**Goal**
Leave out the pictures and repeat the rest of the material exactly.

=====

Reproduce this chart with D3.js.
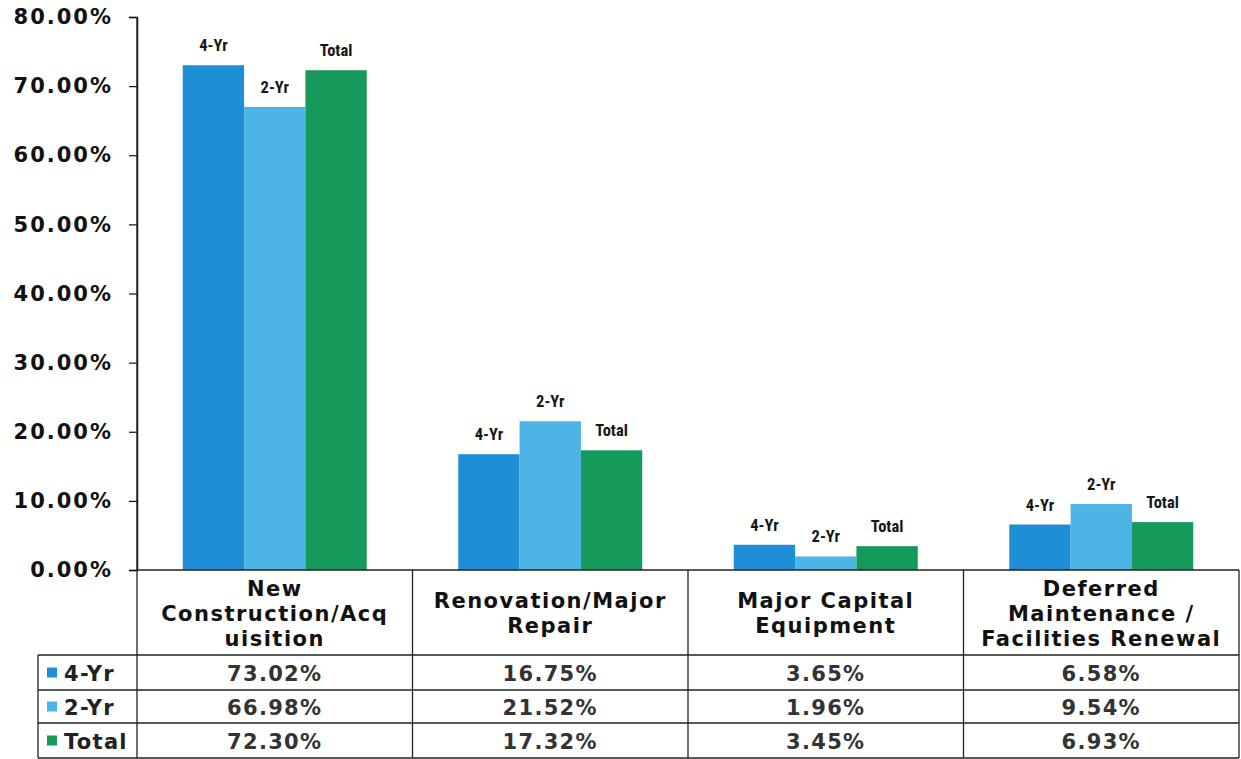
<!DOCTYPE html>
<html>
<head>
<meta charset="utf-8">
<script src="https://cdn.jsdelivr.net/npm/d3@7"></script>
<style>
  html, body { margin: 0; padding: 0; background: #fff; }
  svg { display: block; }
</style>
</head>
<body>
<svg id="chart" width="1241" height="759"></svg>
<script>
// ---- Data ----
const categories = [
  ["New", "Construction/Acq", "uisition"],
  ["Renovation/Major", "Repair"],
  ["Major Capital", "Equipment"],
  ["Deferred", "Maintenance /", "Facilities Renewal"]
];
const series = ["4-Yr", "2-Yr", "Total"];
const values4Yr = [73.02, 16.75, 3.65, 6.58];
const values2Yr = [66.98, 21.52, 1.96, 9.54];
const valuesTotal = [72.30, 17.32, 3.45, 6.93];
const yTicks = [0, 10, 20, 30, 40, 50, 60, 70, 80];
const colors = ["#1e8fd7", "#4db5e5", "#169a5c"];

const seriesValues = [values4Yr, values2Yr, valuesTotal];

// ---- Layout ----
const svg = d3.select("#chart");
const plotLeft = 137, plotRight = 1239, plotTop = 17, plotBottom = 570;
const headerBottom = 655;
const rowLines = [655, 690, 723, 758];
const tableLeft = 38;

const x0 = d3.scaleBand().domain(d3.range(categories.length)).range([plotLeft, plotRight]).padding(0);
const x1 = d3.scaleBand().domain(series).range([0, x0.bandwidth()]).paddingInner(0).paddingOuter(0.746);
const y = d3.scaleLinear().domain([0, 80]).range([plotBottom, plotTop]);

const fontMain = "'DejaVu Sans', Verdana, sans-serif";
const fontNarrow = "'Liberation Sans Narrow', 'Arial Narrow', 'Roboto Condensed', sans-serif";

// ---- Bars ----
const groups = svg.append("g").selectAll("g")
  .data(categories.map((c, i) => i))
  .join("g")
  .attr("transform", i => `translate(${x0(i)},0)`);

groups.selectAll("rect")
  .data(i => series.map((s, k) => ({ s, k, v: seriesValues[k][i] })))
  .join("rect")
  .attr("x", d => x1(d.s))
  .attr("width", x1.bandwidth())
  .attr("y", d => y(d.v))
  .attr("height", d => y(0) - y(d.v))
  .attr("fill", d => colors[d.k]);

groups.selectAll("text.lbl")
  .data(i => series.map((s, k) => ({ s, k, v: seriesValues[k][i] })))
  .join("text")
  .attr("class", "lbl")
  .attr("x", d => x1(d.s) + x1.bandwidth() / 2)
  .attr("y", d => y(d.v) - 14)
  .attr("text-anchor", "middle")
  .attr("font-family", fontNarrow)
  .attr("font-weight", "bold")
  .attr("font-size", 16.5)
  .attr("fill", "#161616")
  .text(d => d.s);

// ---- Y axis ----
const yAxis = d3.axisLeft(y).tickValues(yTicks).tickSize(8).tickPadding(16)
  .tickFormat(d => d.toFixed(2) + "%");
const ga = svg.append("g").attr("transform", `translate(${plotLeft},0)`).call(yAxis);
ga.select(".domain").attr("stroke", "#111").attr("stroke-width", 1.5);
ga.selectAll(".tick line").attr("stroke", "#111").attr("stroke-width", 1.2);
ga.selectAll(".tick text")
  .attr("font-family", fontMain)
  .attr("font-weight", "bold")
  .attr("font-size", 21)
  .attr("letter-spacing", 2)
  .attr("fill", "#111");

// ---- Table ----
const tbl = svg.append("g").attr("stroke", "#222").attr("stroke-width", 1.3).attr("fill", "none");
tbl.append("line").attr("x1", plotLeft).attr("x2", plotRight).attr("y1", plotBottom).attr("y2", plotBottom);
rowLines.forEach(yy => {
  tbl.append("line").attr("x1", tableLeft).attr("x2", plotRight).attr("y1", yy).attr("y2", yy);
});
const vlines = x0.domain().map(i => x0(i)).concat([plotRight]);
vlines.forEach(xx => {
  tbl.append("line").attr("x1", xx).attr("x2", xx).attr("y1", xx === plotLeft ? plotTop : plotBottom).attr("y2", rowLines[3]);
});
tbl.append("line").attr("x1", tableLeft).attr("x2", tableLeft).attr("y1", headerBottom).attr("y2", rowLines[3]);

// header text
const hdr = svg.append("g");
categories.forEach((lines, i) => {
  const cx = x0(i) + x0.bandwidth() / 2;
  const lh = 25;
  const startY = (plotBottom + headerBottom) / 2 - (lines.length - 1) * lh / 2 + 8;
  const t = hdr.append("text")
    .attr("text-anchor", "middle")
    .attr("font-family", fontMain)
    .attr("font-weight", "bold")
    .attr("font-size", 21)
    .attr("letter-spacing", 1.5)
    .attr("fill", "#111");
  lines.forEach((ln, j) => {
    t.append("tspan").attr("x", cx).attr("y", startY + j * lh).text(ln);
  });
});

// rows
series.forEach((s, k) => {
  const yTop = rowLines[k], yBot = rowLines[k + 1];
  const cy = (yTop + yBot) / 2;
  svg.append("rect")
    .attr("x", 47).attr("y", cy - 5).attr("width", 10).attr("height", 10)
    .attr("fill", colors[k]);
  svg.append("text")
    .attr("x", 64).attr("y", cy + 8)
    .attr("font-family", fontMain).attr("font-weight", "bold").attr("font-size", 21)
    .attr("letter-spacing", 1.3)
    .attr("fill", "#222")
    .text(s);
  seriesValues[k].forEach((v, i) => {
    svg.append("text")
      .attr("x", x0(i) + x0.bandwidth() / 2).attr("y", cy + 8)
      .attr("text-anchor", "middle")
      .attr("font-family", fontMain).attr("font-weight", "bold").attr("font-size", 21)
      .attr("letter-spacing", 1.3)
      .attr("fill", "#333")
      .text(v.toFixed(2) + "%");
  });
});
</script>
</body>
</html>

=====

**Expected output**
Reproduce this chart with D3.js.
<!DOCTYPE html>
<html>
<head>
<meta charset="utf-8">
<script src="https://cdn.jsdelivr.net/npm/d3@7"></script>
<style>
  html, body { margin: 0; padding: 0; background: #fff; }
  svg { display: block; }
</style>
</head>
<body>
<svg id="chart" width="1241" height="759"></svg>
<script>
// ---- Data ----
const categories = [
  ["New", "Construction/Acq", "uisition"],
  ["Renovation/Major", "Repair"],
  ["Major Capital", "Equipment"],
  ["Deferred", "Maintenance /", "Facilities Renewal"]
];
const series = ["4-Yr", "2-Yr", "Total"];
const values4Yr = [73.02, 16.75, 3.65, 6.58];
const values2Yr = [66.98, 21.52, 1.96, 9.54];
const valuesTotal = [72.30, 17.32, 3.45, 6.93];
const yTicks = [0, 10, 20, 30, 40, 50, 60, 70, 80];
const colors = ["#1e8fd7", "#4db5e5", "#169a5c"];

const seriesValues = [values4Yr, values2Yr, valuesTotal];

// ---- Layout ----
const svg = d3.select("#chart");
const plotLeft = 137, plotRight = 1239, plotTop = 17, plotBottom = 570;
const headerBottom = 655;
const rowLines = [655, 690, 723, 758];
const tableLeft = 38;

const x0 = d3.scaleBand().domain(d3.range(categories.length)).range([plotLeft, plotRight]).padding(0);
const x1 = d3.scaleBand().domain(series).range([0, x0.bandwidth()]).paddingInner(0).paddingOuter(0.746);
const y = d3.scaleLinear().domain([0, 80]).range([plotBottom, plotTop]);

const fontMain = "'DejaVu Sans', Verdana, sans-serif";
const fontNarrow = "'Liberation Sans Narrow', 'Arial Narrow', 'Roboto Condensed', sans-serif";

// ---- Bars ----
const groups = svg.append("g").selectAll("g")
  .data(categories.map((c, i) => i))
  .join("g")
  .attr("transform", i => `translate(${x0(i)},0)`);

groups.selectAll("rect")
  .data(i => series.map((s, k) => ({ s, k, v: seriesValues[k][i] })))
  .join("rect")
  .attr("x", d => x1(d.s))
  .attr("width", x1.bandwidth())
  .attr("y", d => y(d.v))
  .attr("height", d => y(0) - y(d.v))
  .attr("fill", d => colors[d.k]);

groups.selectAll("text.lbl")
  .data(i => series.map((s, k) => ({ s, k, v: seriesValues[k][i] })))
  .join("text")
  .attr("class", "lbl")
  .attr("x", d => x1(d.s) + x1.bandwidth() / 2)
  .attr("y", d => y(d.v) - 14)
  .attr("text-anchor", "middle")
  .attr("font-family", fontNarrow)
  .attr("font-weight", "bold")
  .attr("font-size", 16.5)
  .attr("fill", "#161616")
  .text(d => d.s);

// ---- Y axis ----
const yAxis = d3.axisLeft(y).tickValues(yTicks).tickSize(8).tickPadding(16)
  .tickFormat(d => d.toFixed(2) + "%");
const ga = svg.append("g").attr("transform", `translate(${plotLeft},0)`).call(yAxis);
ga.select(".domain").attr("stroke", "#111").attr("stroke-width", 1.5);
ga.selectAll(".tick line").attr("stroke", "#111").attr("stroke-width", 1.2);
ga.selectAll(".tick text")
  .attr("font-family", fontMain)
  .attr("font-weight", "bold")
  .attr("font-size", 21)
  .attr("letter-spacing", 2)
  .attr("fill", "#111");

// ---- Table ----
const tbl = svg.append("g").attr("stroke", "#222").attr("stroke-width", 1.3).attr("fill", "none");
tbl.append("line").attr("x1", plotLeft).attr("x2", plotRight).attr("y1", plotBottom).attr("y2", plotBottom);
rowLines.forEach(yy => {
  tbl.append("line").attr("x1", tableLeft).attr("x2", plotRight).attr("y1", yy).attr("y2", yy);
});
const vlines = x0.domain().map(i => x0(i)).concat([plotRight]);
vlines.forEach(xx => {
  tbl.append("line").attr("x1", xx).attr("x2", xx).attr("y1", xx === plotLeft ? plotTop : plotBottom).attr("y2", rowLines[3]);
});
tbl.append("line").attr("x1", tableLeft).attr("x2", tableLeft).attr("y1", headerBottom).attr("y2", rowLines[3]);

// header text
const hdr = svg.append("g");
categories.forEach((lines, i) => {
  const cx = x0(i) + x0.bandwidth() / 2;
  const lh = 25;
  const startY = (plotBottom + headerBottom) / 2 - (lines.length - 1) * lh / 2 + 8;
  const t = hdr.append("text")
    .attr("text-anchor", "middle")
    .attr("font-family", fontMain)
    .attr("font-weight", "bold")
    .attr("font-size", 21)
    .attr("letter-spacing", 1.5)
    .attr("fill", "#111");
  lines.forEach((ln, j) => {
    t.append("tspan").attr("x", cx).attr("y", startY + j * lh).text(ln);
  });
});

// rows
series.forEach((s, k) => {
  const yTop = rowLines[k], yBot = rowLines[k + 1];
  const cy = (yTop + yBot) / 2;
  svg.append("rect")
    .attr("x", 47).attr("y", cy - 5).attr("width", 10).attr("height", 10)
    .attr("fill", colors[k]);
  svg.append("text")
    .attr("x", 64).attr("y", cy + 8)
    .attr("font-family", fontMain).attr("font-weight", "bold").attr("font-size", 21)
    .attr("letter-spacing", 1.3)
    .attr("fill", "#222")
    .text(s);
  seriesValues[k].forEach((v, i) => {
    svg.append("text")
      .attr("x", x0(i) + x0.bandwidth() / 2).attr("y", cy + 8)
      .attr("text-anchor", "middle")
      .attr("font-family", fontMain).attr("font-weight", "bold").attr("font-size", 21)
      .attr("letter-spacing", 1.3)
      .attr("fill", "#333")
      .text(v.toFixed(2) + "%");
  });
});
</script>
</body>
</html>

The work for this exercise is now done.